The quest for the state with the most predictable weather reflects a common desire to escape extremes like heat waves, deep freezes, and intense seasonal shifts. Weather consistency is a complex meteorological concept measured by the degree to which atmospheric conditions remain stable over daily and yearly cycles. Analyzing stability requires examining specific climatic metrics that govern how much the weather changes over time. Understanding these factors provides a clear answer to which part of the United States offers the most reliably uniform conditions.
Defining Weather Consistency
Meteorologists define stability using specific quantitative measurements that track the lack of variation in atmospheric conditions. One primary metric is low seasonal temperature variation, which measures the difference between the average temperatures of the warmest and coldest months of the year. Locations with high consistency show only minor fluctuations between summer and winter averages, unlike the dramatic swings experienced in continental interiors.
Another measure of stability is low diurnal temperature variation, referring to the minimal difference between the daily high and low temperatures. This narrow daily range indicates a climate that avoids the hot days and cold nights typical of dry or high-altitude regions. Consistency also relies on stable precipitation, meaning a lack of extreme wet or dry seasons. A truly stable climate features predictable, moderate rainfall rather than intense, high-volume seasonal downpours.
The State with the Most Stable Climate
The state that consistently ranks highest across all metrics of stability is Hawaii, primarily due to its isolated position in the Pacific Ocean. The surrounding ocean acts as a massive thermal reservoir, absorbing and releasing heat slowly, which effectively dampens any significant temperature shifts. This maritime influence results in an exceptionally low seasonal temperature variation, where the difference between summer and winter averages at sea level is often less than 10 degrees Fahrenheit.

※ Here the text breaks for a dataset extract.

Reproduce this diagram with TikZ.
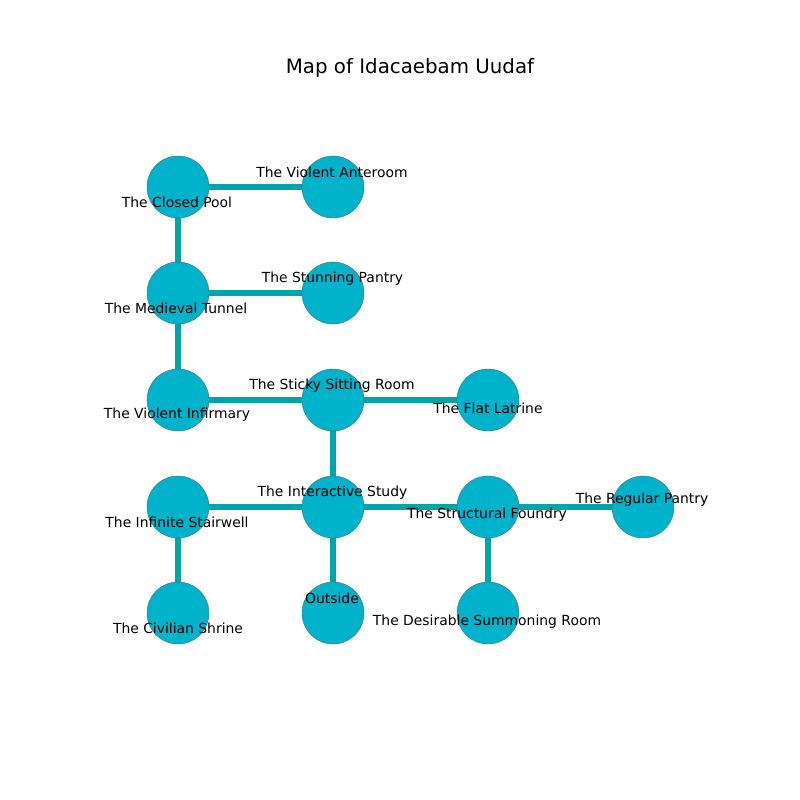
\documentclass[tikz,border=0pt]{standalone}
\usepackage{fontspec}
\setmainfont{DejaVu Sans}
\usetikzlibrary{backgrounds}
\definecolor{nodefill}{RGB}{0,178,202}
\definecolor{edgecol}{RGB}{0,166,166}
\definecolor{rim}{RGB}{70,110,120}
\begin{document}
\begin{tikzpicture}[x=1pt,y=-1pt,
  room/.style={circle,fill=nodefill,draw=rim,line width=0.4pt,minimum size=62pt,inner sep=0pt},
  lbl/.style={font=\fontsize{13.9}{16}\selectfont,text=black,inner sep=0pt},
  link/.style={draw=edgecol,line width=5.6pt}]
\useasboundingbox (0,0) rectangle (800,800);
\node[font=\fontsize{19.8}{24}\selectfont] (title) at (410,68) {Map of Idacaebam Uudaf};
% rooms
\node[room] (cp) at (178,187) {};
\node[room] (va) at (333,187) {};
\node[room] (mt) at (178,293) {};
\node[room] (sp) at (333,293) {};
\node[room] (vi) at (178,400) {};
\node[room] (ss) at (333,400) {};
\node[room] (fl) at (488,400) {};
\node[room] (is) at (178,507) {};
\node[room] (st) at (333,507) {};
\node[room] (sf) at (488,507) {};
\node[room] (rp) at (643,507) {};
\node[room] (cs) at (178,613) {};
\node[room] (ou) at (333,613) {};
\node[room] (ds) at (488,613) {};
% links
\begin{pgfonlayer}{background}
\draw[link] (cp.center) -- (va.center);
\draw[link] (cp.center) -- (mt.center);
\draw[link] (mt.center) -- (sp.center);
\draw[link] (mt.center) -- (vi.center);
\draw[link] (vi.center) -- (ss.center);
\draw[link] (ss.center) -- (fl.center);
\draw[link] (ss.center) -- (st.center);
\draw[link] (is.center) -- (st.center);
\draw[link] (st.center) -- (sf.center);
\draw[link] (sf.center) -- (rp.center);
\draw[link] (is.center) -- (cs.center);
\draw[link] (st.center) -- (ou.center);
\draw[link] (sf.center) -- (ds.center);
\end{pgfonlayer}
% labels
\node[lbl] (lcp) at (177,202.5) {The Closed Pool};
\node[lbl] (lva) at (332,172.5) {The Violent Anteroom};
\node[lbl] (lmt) at (176,308.5) {The Medieval Tunnel};
\node[lbl] (lsp) at (332.5,278.5) {The Stunning Pantry};
\node[lbl] (lvi) at (177,415) {The Violent Infirmary};
\node[lbl] (lss) at (332,385.5) {The Sticky Sitting Room};
\node[lbl] (lfl) at (488,408) {The Flat Latrine};
\node[lbl] (lis) at (177,522.5) {The Infinite Stairwell};
\node[lbl] (lst) at (332.5,492.5) {The Interactive Study};
\node[lbl] (lsf) at (487,514.5) {The Structural Foundry};
\node[lbl] (lrp) at (642,499.5) {The Regular Pantry};
\node[lbl] (lcs) at (178,628.5) {The Civilian Shrine};
\node[lbl] (lou) at (332,598.5) {Outside};
\node[lbl] (lds) at (487,621.5) {The Desirable Summoning Room};
\end{tikzpicture}
\end{document}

Hawaii’s low latitude places it within the tropics, meaning the angle of the sun changes very little throughout the year, minimizing the seasonal impact of the Earth’s axial tilt. Furthermore, persistent northeasterly trade winds bring a constant flow of moist, temperate air that prevents temperatures from soaring or plummeting. The combination of warm ocean currents, tropical latitude, and consistent wind patterns creates a climate resistant to the extreme weather events and temperature variability common in the continental United States.
Regions with Specific Types of Consistency
While Hawaii offers the most uniform climate overall, certain regions within the contiguous United States exhibit specialized forms of weather consistency. Coastal Southern California, particularly the area around San Diego, is known for its consistently mild and dry weather, reflecting a Mediterranean climate pattern. This stability stems from the cool California Current offshore, which keeps coastal temperatures moderate and helps maintain a narrow seasonal temperature range.
This region’s consistency is characterized by a low seasonal range, but it can experience a higher diurnal temperature variation further inland as the marine layer dissipates. Southern Florida, by contrast, offers a consistency defined by warmth and humidity, especially in the tropical climate zones of the peninsula’s southern tip. Florida maintains a consistently high average temperature year-round due to its proximity to the equator and the warm Gulf Stream.
However, the consistency in Southern Florida is primarily thermal, as the region experiences high precipitation variability, with a distinct, long, and very moist summer season. The warm, subtropical air masses lead to frequent, intense thunderstorms, making its precipitation profile far less stable than California’s reliably dry pattern.
Mechanisms for Weather Stability
The underlying scientific principles for weather stability are rooted in geography and atmospheric physics. The most significant factor is the contrast between maritime and continental climates. Large bodies of water possess a high specific heat capacity, meaning they require a great deal of energy to change temperature. This effectively regulates the air temperature of nearby landmasses and smooths out temperature extremes.
Latitude also plays a fundamental role in determining weather stability because regions closer to the equator receive more consistent solar radiation throughout the year. This steady solar input minimizes the effect of the Earth’s 23.5-degree axial tilt, resulting in less pronounced seasonal changes compared to mid-latitude zones. The movement of air masses is also heavily influenced by topographical barriers, such as mountain ranges.
These natural obstacles can block or deflect extreme air masses, creating stable, localized microclimates on the leeward side of the barrier. For instance, mountains force moist air upward, causing precipitation on the windward side and leaving the descending air on the opposite side warmer and much drier, which contributes to a predictable, if dry, weather pattern.